Does anyone else experience random server instability?

Our server with Iworx-CP has been very stable since the day we set it up, but recently it has been acting a bit under the weather. I have yet to find any log messages associated with the instability. :frowning:

Everything will be working just fine, and suddenly several/most of the virtual hosts of Apache will stop serving requests. The virtual hosts that die are all on the same IP(s), but others continue to load (all on other IP’s). The auo-restart feature of IWorx-CP can do nothing because Apache is still technically running, therefore a manual restart of Apache is required to fix the problem.

The MySQL daemon will do the same thing. It will be functioning just fine, and suddenly stop answering requests completely. This causes any DB-enabled pages to break. What’s worse, all blogs and e-commerce stores fail altogether – with full page messages like “WordPress could not connect to the DB.” A manual restart of MySQL is required to fix the problem.

Regarding the server specs, it is a Dual P4 2.8 GHz w/ 1 GB of RAM, mirrored SCSI RAID1 w/ hotspare, redundant PSU, and Redhat Linux Enterprise 4. We only have ~25 domains (businesses/friends we know), and no one (except me and one other) has shell access. The server is definitely not under load, but the problem always presents itself while we are doing a lot of active work on a customer’s e-store or blog. (That means we never arrive at work to find the server failing. It only fails when we are actively working with it.)

Does anyone else experience issues like this? We have had 10+ months uptime on this server without a single “problem,” and now this sort of thing is happening at least 1-3 times per week. Very frustrating…

Have you tried “tweaking” your configuration settings for the daemons you have mentioned?

Maybe an increase in the MySQL MAx connections, and the same setting in Apache?

By default, the Interworx servers use default Apache/MySQL settings, so some tweaking will alwaysbe required in different environments.

EverythingWeb,

Thanks for your input. After observing the server more, it did appear that the MaxClients of Apache was being reached. I have quadrupled the limits and reduced the KeepAlive timeout. (The same goes for MySQL.) Now the server appears to be holding fine.

So a few questions come to mind:[LIST=1]

  • Why does Apache fail forever after hitting the MaxClients value?
  • The log shows evidence of SIGTERM and child processes seg faulting when the limit is reached. Is that to be expected? (I figured MaxClients would just mean reduced service until the spike leveled off.)
  • Why does the InterWorx-CP auto-restart feature not help? I have seen the server down for up to 30min, but the setting is enabled.
  • Are the Apache defaults tuned for a Pentium 200? :) We apparently exceeded their expectations with an averge 1-2% CPU usage and very low bandwith consumption. :D[/LIST]
    1. Why does Apache fail forever after hitting the MaxClients value?
    2. The log shows evidence of SIGTERM and child processes seg faulting when the limit is reached. Is that to be expected? (I figured MaxClients would just mean reduced service until the spike leveled off.)
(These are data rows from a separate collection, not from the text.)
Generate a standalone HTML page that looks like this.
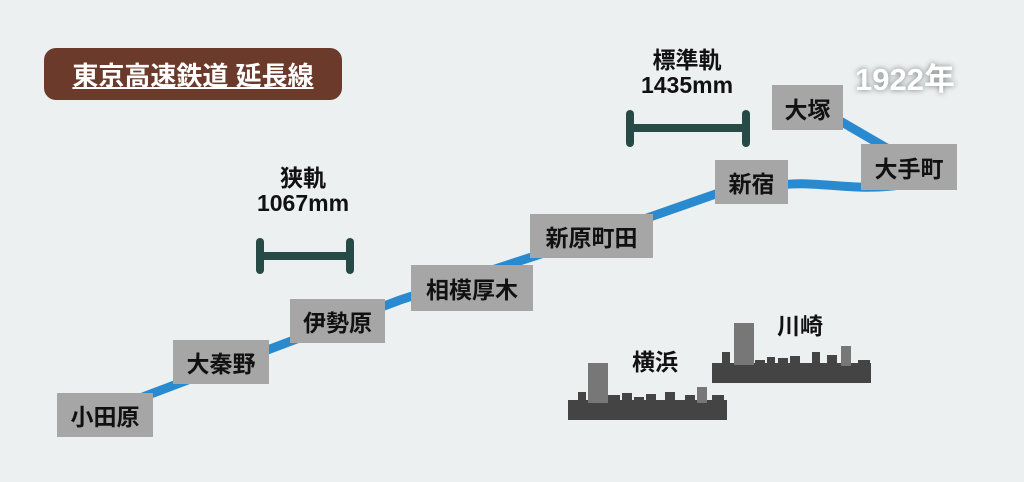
<!DOCTYPE html>
<html><head><meta charset="utf-8"><style>
body{margin:0;width:1024px;height:482px;background:#ecf0f1;position:relative;overflow:hidden;font-family:"Liberation Sans","Noto Sans CJK JP",sans-serif;}
.b{position:absolute;background:#a6a6a6;color:#111;font-weight:bold;font-size:23px;display:flex;align-items:center;justify-content:center;}
.t{position:absolute;color:#111;font-weight:bold;font-size:23px;text-align:center;line-height:25px;}
</style></head><body>
<svg width="1024" height="482" style="position:absolute;left:0;top:0">
<path d="M95,415 L400,300 L590,238 L750,182" stroke="#2a8ad0" stroke-width="9" fill="none"/>
<path d="M780,185 C820,180 850,192 900,185" stroke="#2a8ad0" stroke-width="9" fill="none"/>
<path d="M835,118 L890,150" stroke="#2a8ad0" stroke-width="9" fill="none"/>
<g stroke="#264a45" stroke-width="8" stroke-linecap="round">
<line x1="260" y1="256" x2="350" y2="256"/><line x1="260" y1="242" x2="260" y2="270"/><line x1="350" y1="242" x2="350" y2="270"/>
<line x1="630" y1="128" x2="746" y2="128"/><line x1="630" y1="114" x2="630" y2="143"/><line x1="746" y1="114" x2="746" y2="143"/>
</g>
<g fill="#444">
<rect x="568" y="400" width="159" height="20"/>
<rect x="578" y="392" width="8" height="10"/><rect x="588" y="363" width="20" height="40" fill="#777"/>
<rect x="608" y="395" width="12" height="8"/><rect x="622" y="393" width="10" height="10"/><rect x="634" y="397" width="10" height="6"/>
<rect x="646" y="394" width="10" height="8"/><rect x="665" y="392" width="10" height="10"/><rect x="685" y="395" width="10" height="8"/>
<rect x="697" y="387" width="10" height="16" fill="#777"/><rect x="712" y="395" width="12" height="8"/>
<rect x="712" y="363" width="159" height="20"/>
<rect x="722" y="352" width="8" height="12"/><rect x="734" y="323" width="20" height="42" fill="#777"/>
<rect x="755" y="360" width="10" height="6"/><rect x="767" y="357" width="8" height="8"/><rect x="778" y="358" width="10" height="8"/>
<rect x="790" y="356" width="10" height="10"/><rect x="812" y="352" width="8" height="12"/><rect x="827" y="355" width="10" height="10"/>
<rect x="841" y="346" width="10" height="20" fill="#777"/><rect x="858" y="360" width="12" height="6"/>
</g>
</svg>
<div style="position:absolute;left:44px;top:48px;width:298px;height:52px;background:#6b3a2a;border-radius:12px;color:#fff;font-weight:bold;font-size:26px;display:flex;align-items:center;justify-content:center;text-decoration:underline;">東京高速鉄道 延長線</div>
<div style="position:absolute;left:855px;top:54px;width:130px;color:#fff;font-weight:bold;font-size:31px;text-shadow:0 0 6px rgba(0,0,0,.5);">1922年</div>
<div class="t" style="left:228px;top:166px;width:150px">狭軌<br>1067mm</div>
<div class="t" style="left:612px;top:48px;width:150px">標準軌<br>1435mm</div>
<div class="t" style="left:625px;top:350px;width:60px">横浜</div>
<div class="t" style="left:770px;top:314px;width:60px">川崎</div>
<div class="b" style="left:57px;top:393px;width:96px;height:44px">小田原</div>
<div class="b" style="left:173px;top:340px;width:96px;height:44px">大秦野</div>
<div class="b" style="left:290px;top:299px;width:95px;height:44px">伊勢原</div>
<div class="b" style="left:411px;top:265px;width:122px;height:46px">相模厚木</div>
<div class="b" style="left:530px;top:214px;width:123px;height:44px">新原町田</div>
<div class="b" style="left:715px;top:160px;width:73px;height:44px">新宿</div>
<div class="b" style="left:772px;top:85px;width:71px;height:45px">大塚</div>
<div class="b" style="left:861px;top:144px;width:96px;height:46px">大手町</div>
</body></html>
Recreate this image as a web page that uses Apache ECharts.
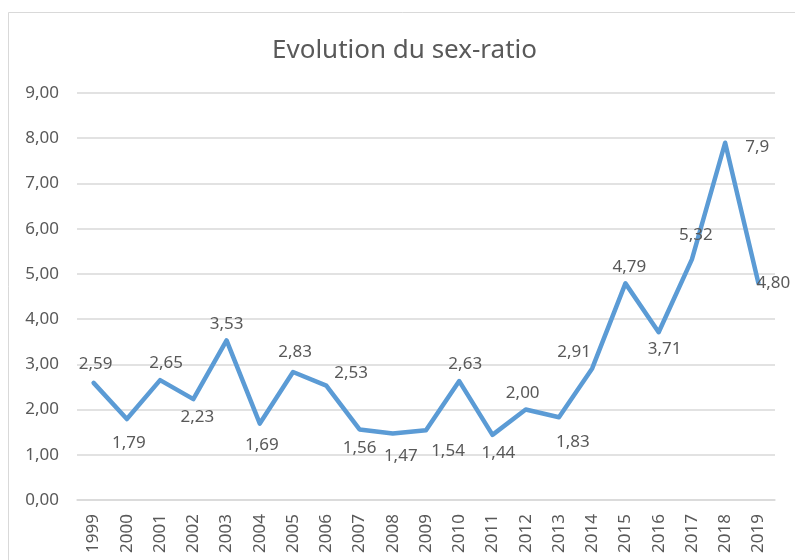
<!DOCTYPE html>
<html>
<head>
	<meta charset="UTF-8">
	<title>Evolution du sex-ratio</title>
	<script type="text/javascript" src="https://cdn.jsdelivr.net/npm/echarts@6/dist/echarts.min.js"></script>
	<style>
		html, body { margin: 0; padding: 0; background: #fff; }
		#show { width: 795px; height: 560px; }
	</style>
</head>
<body>
<div id="show"></div>
<script type="text/javascript">
	var years = ['1999','2000','2001','2002','2003','2004','2005','2006','2007','2008','2009',
		'2010','2011','2012','2013','2014','2015','2016','2017','2018','2019'];
	var ratio = [2.59, 1.79, 2.65, 2.23, 3.53, 1.69, 2.83, 2.53, 1.56, 1.47, 1.54,
		2.63, 1.44, 2.00, 1.83, 2.91, 4.79, 3.71, 5.32, 7.9, 4.80];
	var ratioText = ['2,59','1,79','2,65','2,23','3,53','1,69','2,83','2,53','1,56','1,47','1,54',
		'2,63','1,44','2,00','1,83','2,91','4,79','3,71','5,32','7,9','4,80'];
	// where each value label sits (like excel put them)
	var labelPos = ['top','bottom','top','bottom','top','bottom','top','right','bottom','bottom','bottom',
		'top','bottom','top','bottom','top','top','bottom','top','right','right'];
	var labelShift = [[2,-2],[2,8],[6,0],[4,1],[0,0],[2,5],[2,-3],[0,-12],[0,2],[8,6],[22,4],
		[6,0],[6,2],[-3,0],[14,8],[-18,0],[4,0],[6,0],[4,-8],[12,4],[-10,0]];

	var grey = '#595959';
	var font = 'Noto Sans';

	var seriesData = ratio.map(function (v, i) {
		return {
			value: v,
			label: { position: labelPos[i], offset: labelShift[i], formatter: ratioText[i] }
		};
	});

	var myChart = echarts.init(document.getElementById('show'));

	option = {
		backgroundColor: '#fff',
		animation: false,
		title: {
			text: 'Evolution du sex-ratio',
			left: 267,
			top: 33,
			textStyle: { color: grey, fontFamily: font, fontSize: 26, fontWeight: 'normal' }
		},
		graphic: [{
			type: 'rect',
			shape: { x: 8.5, y: 12.5, width: 800, height: 560 },
			style: { fill: 'none', stroke: '#d9d9d9', lineWidth: 1 },
			silent: true
		}],
		grid: { left: 77, right: 20, top: 93, bottom: 60 },
		xAxis: {
			type: 'category',
			data: years,
			boundaryGap: true,
			axisLine: { lineStyle: { color: '#d9d9d9', width: 1.5 } },
			axisTick: { show: false },
			axisLabel: { rotate: 90, color: grey, fontFamily: font, fontSize: 17, margin: 14, interval: 0 }
		},
		yAxis: {
			type: 'value',
			min: 0,
			max: 9,
			interval: 1,
			axisLine: { show: false },
			axisTick: { show: false },
			splitLine: { lineStyle: { color: '#d9d9d9', width: 1.5 } },
			axisLabel: {
				color: grey, fontFamily: font, fontSize: 17, margin: 18,
				formatter: function (v) { return v.toFixed(2).replace('.', ','); }
			}
		},
		series: [{
			type: 'line',
			data: seriesData,
			showSymbol: true,
			symbol: 'circle',
			symbolSize: 0.1,
			lineStyle: { color: '#5b9bd5', width: 4.5, join: 'round', cap: 'round' },
			itemStyle: { color: '#5b9bd5' },
			label: { show: true, color: grey, fontFamily: font, fontSize: 17, distance: 8 }
		}]
	};

	myChart.setOption(option);
</script>
</body>
</html>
    segfaults should not be expected. This could point to a larger issue jimp as hitting the maxclients isn’t “bad” in the sense that it makes apache unstable. It may slow your machine down depending on the memor that’s installed but segfaults shouldn’t be the norm for any program.

    1. Why does the InterWorx-CP auto-restart feature not help? I have seen the server down for up to 30min, but the setting is enabled.

    The auto-restart system, at least as it applies to Apache is powered by SIM, which is a (great) tool from rfx-networks. The way we have it configured it polls http://127.0.0.1/watch-flush I believe to make sure that URL is alive. If it is then SIM assumes that Apache is alive. Are you sure Apache is 100% down (even from localhost)?

    1. Are the Apache defaults tuned for a Pentium 200? We apparently exceeded their expectations with an averge 1-2% CPU usage and very low bandwith consumption.

    The defaults are pretty conservative so while I wouldn’t say they were tuned for a Pentium 200 they will almost always need some tweaking based on your setup.

    Regarding the issues in general I’m honestly not sure. I wouldn’t mind checking out a ‘ps aux’ when the symtoms are occuring and also a listing of the currently running mysql queries (viewable from nodeworx or a utility such a mytop).

    Chris

    We have had a few power-related incidents with our data center, which eventually led to minor file system corruption. I suppose it is possible a component is corrupted. Would it hurt to uninstall/reinstall the Apache RPM – to freshen the installation?

    No, it is not 100% down. Some IP’s work (the box has 12 configured), but most of them are dead. 127.0.0.1 must still be alive.

    I’ll instruct everyone to record this extra data if it happens again. We have been taking snap shots of error_log and recording the date and time, but the running processes and active queries have not been recorded. It is somewhat unlikely we are going to see it again anytime soon, though. At least I hope not. Increasing the limits has allowed the Apache process to continue uninterrupted for days now, and I really need to respect the e-commerce stores that are depending on that server. (Otherwise, I would rather dig until the problem is identified and fixed properly.)

    Thanks EverythingWeb and Chris for your help!